Most new cars come with tire pressure monitoring systems, or TPMS, which warn you if a tire is low on air. They’re required by law on new vehicles in the U.S., although they’re not mandated in Canada. 

You can directly trace their development to the Ford/Firestone fiasco in 2000, when several Explorers shod with Firestone tires ended up in single-vehicle crashes. There was much finger-pointing, of course, but much of it primarily came down to the fact that you can’t take a top-heavy SUV around a corner like a NASCAR driver on under-inflated tires and expect to come out safely on the other side. 

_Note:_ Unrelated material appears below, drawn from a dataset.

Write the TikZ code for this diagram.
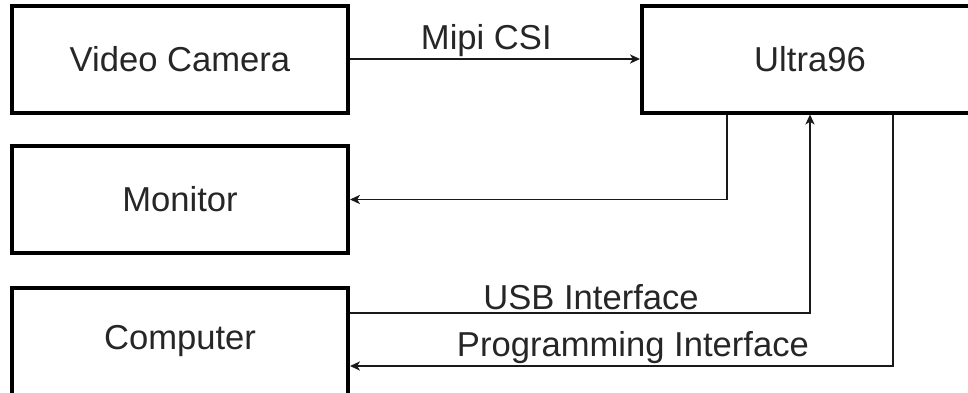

And since most drivers never check their tire pressures, the U.S. government decided that the automakers needed to do it for you…

The systems aren’t without their issues, including a propensity for false readings, especially if the ambient temperature changes quickly. They also warn when you’re 25 per cent below the optimum pressure, which means that you could be running on tires that have lost enough air to affect your fuel consumption, but are still not low enough to trigger a warning. 

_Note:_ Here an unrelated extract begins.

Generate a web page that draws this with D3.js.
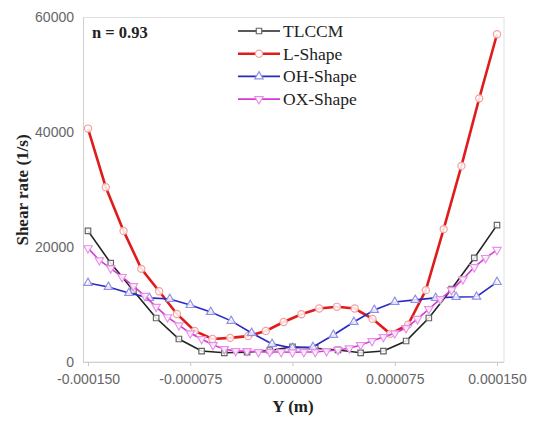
<!DOCTYPE html>
<html><head><meta charset="utf-8">
<script src="https://cdn.jsdelivr.net/npm/d3@7"></script>
<style>body{margin:0;background:#fff}svg{display:block}</style>
</head><body><svg id="c" width="537" height="421"></svg>
<script>
const xTicks = [-0.00015, -0.000075, 0, 0.000075, 0.00015];
const xTickLabels = ["-0.000150", "-0.000075", "0.000000", "0.000075", "0.000150"];
const yTicks = [0, 20000, 40000, 60000];
const yTickLabels = ["0", "20000", "40000", "60000"];
const seriesNames = ["TLCCM", "L-Shape", "OH-Shape", "OX-Shape"];
const tlccm = [22800, 17200, 12400, 7650, 4000, 1900, 1600, 1700, 2000, 2650, 2400, 2100, 1600, 1900, 3650, 7650, 12700, 18100, 23800];
const lShape = [40600, 30400, 22800, 16200, 12300, 8350, 5400, 4000, 4200, 4500, 5400, 6950, 8300, 9300, 9600, 9300, 7500, 4900, 6500, 12500, 23100, 34100, 45850, 57000];
const ohShape = [13750, 13050, 12000, 11150, 10950, 9900, 8700, 7150, 5050, 3150, 2450, 2600, 4700, 6950, 9050, 10450, 10800, 11150, 11300, 11350, 13900];
const oxShape = [19800, 17700, 16300, 14800, 13200, 11500, 9600, 7800, 6400, 5000, 4000, 2950, 2250, 1900, 1900, 1750, 1750, 1750, 1700, 1750, 1750, 1900, 2100, 2400, 2950, 3650, 4350, 5000, 5900, 7500, 9200, 10950, 12500, 14400, 16500, 18100, 19500];
const seriesValues = [tlccm, lShape, ohShape, oxShape];
const colors = ["#222222", "#e01b1b", "#2a2ac0", "#d63ad6"];
const markerStroke = ["#666666", "#f2a0a0", "#9090e8", "#e890e8"];
const markerTypes = [d3.symbolSquare, d3.symbolCircle, d3.symbolTriangle, d3.symbolTriangle];

const svg = d3.select("#c");
const x = d3.scaleLinear().domain([-0.00015, 0.00015]).range([88, 497]);
const y = d3.scaleLinear().domain([0, 60000]).range([362, 17]);

// frame
svg.append("rect").attr("x", 83.5).attr("y", 17.5).attr("width", 420.5).attr("height", 344.5)
  .attr("fill", "none").attr("stroke", "#e0e0e0");

const xAxis = svg.append("g").attr("transform", "translate(0,362)")
  .call(d3.axisBottom(x).tickValues(xTicks).tickFormat((d, i) => xTickLabels[i]).tickSize(4).tickPadding(8));
xAxis.select(".domain").attr("stroke", "#d0d0d0").attr("d", "M83,0.5H504");
xAxis.selectAll(".tick line").attr("stroke", "#c8c8c8");
xAxis.selectAll("text").attr("fill", "#666").attr("font-family", "Liberation Sans, Arial, sans-serif").attr("font-size", 14);

const yAxis = svg.append("g").attr("transform", "translate(83,0)")
  .call(d3.axisLeft(y).tickValues(yTicks).tickFormat((d, i) => yTickLabels[i]).tickSize(0).tickPadding(9));
yAxis.select(".domain").attr("stroke", "#d0d0d0");
yAxis.selectAll("text").attr("fill", "#666").attr("font-family", "Liberation Sans, Arial, sans-serif").attr("font-size", 14);

const line = d3.line().x(d => x(d[0])).y(d => y(d[1]));
const widths = [1.6, 2.6, 1.6, 1.6];

seriesValues.forEach((vals, s) => {
  const n = vals.length;
  const pts = vals.map((v, i) => [-0.00015 + i * 0.0003 / (n - 1), v]);
  svg.append("path").datum(pts).attr("d", line).attr("fill", "none")
    .attr("stroke", colors[s]).attr("stroke-width", widths[s]);
  const sym = d3.symbol().type(markerTypes[s]).size(s === 1 ? 40 : 30);
  svg.append("g").selectAll("path").data(pts).join("path")
    .attr("d", sym)
    .attr("transform", d => `translate(${x(d[0])},${y(d[1])})` + (s === 3 ? " rotate(180)" : ""))
    .attr("fill", "#fff").attr("fill-opacity", 0.85)
    .attr("stroke", markerStroke[s]).attr("stroke-width", 1.2);
});

// legend
const lg = svg.append("g");
seriesNames.forEach((name, s) => {
  const yy = 31 + s * 22.7;
  lg.append("line").attr("x1", 238).attr("x2", 280).attr("y1", yy).attr("y2", yy)
    .attr("stroke", colors[s]).attr("stroke-width", widths[s]);
  lg.append("path").attr("d", d3.symbol().type(markerTypes[s]).size(s === 1 ? 40 : 30))
    .attr("transform", `translate(259,${yy})` + (s === 3 ? " rotate(180)" : ""))
    .attr("fill", "#fff").attr("stroke", markerStroke[s]).attr("stroke-width", 1.2);
  lg.append("text").attr("x", 283).attr("y", yy + 6).text(name)
    .attr("font-family", "Liberation Serif, Times New Roman, serif").attr("font-size", 17.5)
    .attr("fill", "#222");
});

svg.append("text").attr("x", 92).attr("y", 38).text("n = 0.93")
  .attr("font-family", "Liberation Serif, serif").attr("font-weight", "bold").attr("font-size", 16.5).attr("fill", "#222");

svg.append("text").attr("transform", "translate(28,190) rotate(-90)").attr("text-anchor", "middle")
  .text("Shear rate (1/s)")
  .attr("font-family", "Liberation Serif, serif").attr("font-weight", "bold").attr("font-size", 17).attr("fill", "#222");

svg.append("text").attr("x", 293).attr("y", 412).attr("text-anchor", "middle").text("Y (m)")
  .attr("font-family", "Liberation Serif, serif").attr("font-weight", "bold").attr("font-size", 17).attr("fill", "#222");
</script></body></html>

Buy a tire pressure gauge and check your tires monthly, using the pressure number in the owner’s manual or on the label in the door jamb (not the number molded into the tire, which is the maximum it can hold.)

A common complaint with many new cars is that the “greenhouse” – the window surface – is relatively small, and the tops of the doors are too high, creating a car that can feel claustrophobic. It’s not just a styling decision. Instead, it’s primarily about safety, and specifically, side crash standards.
 
Metal is stronger than glass, and in order to improve their ratings, manufacturers are giving you more of the former and less of the latter.

You may remember the Tata Nano, which made headlines a few years ago when it was announced that it would sell in India for the equivalent of about $2,000. Drivers here jumped at that: why can’t we have a $2,000 car as well?

Why not indeed? Well, it’s basically because the Nano was little more than a scooter with a roof. That base price gave you a two-cylinder engine, choice of three colours, and a fold-down rear seat. If you wanted a heater or air conditioning, you paid extra. It only had seatbelts because they’re required by law in India. It didn’t have any airbags, anti-lock brakes, or electronic stability control. It had one wiper blade and one exterior mirror.

Consumers want two wipers blades and two mirrors, of course, along with more than two cylinders, air conditioning, a decent stereo with iPod hookup, Bluetooth, power windows, keyless entry, and numerous other safety and convenience features. 

We’d love the $2,000 price tag; we just don’t want the $2,000 car that goes with it. Be careful what you wish for … you may just get it.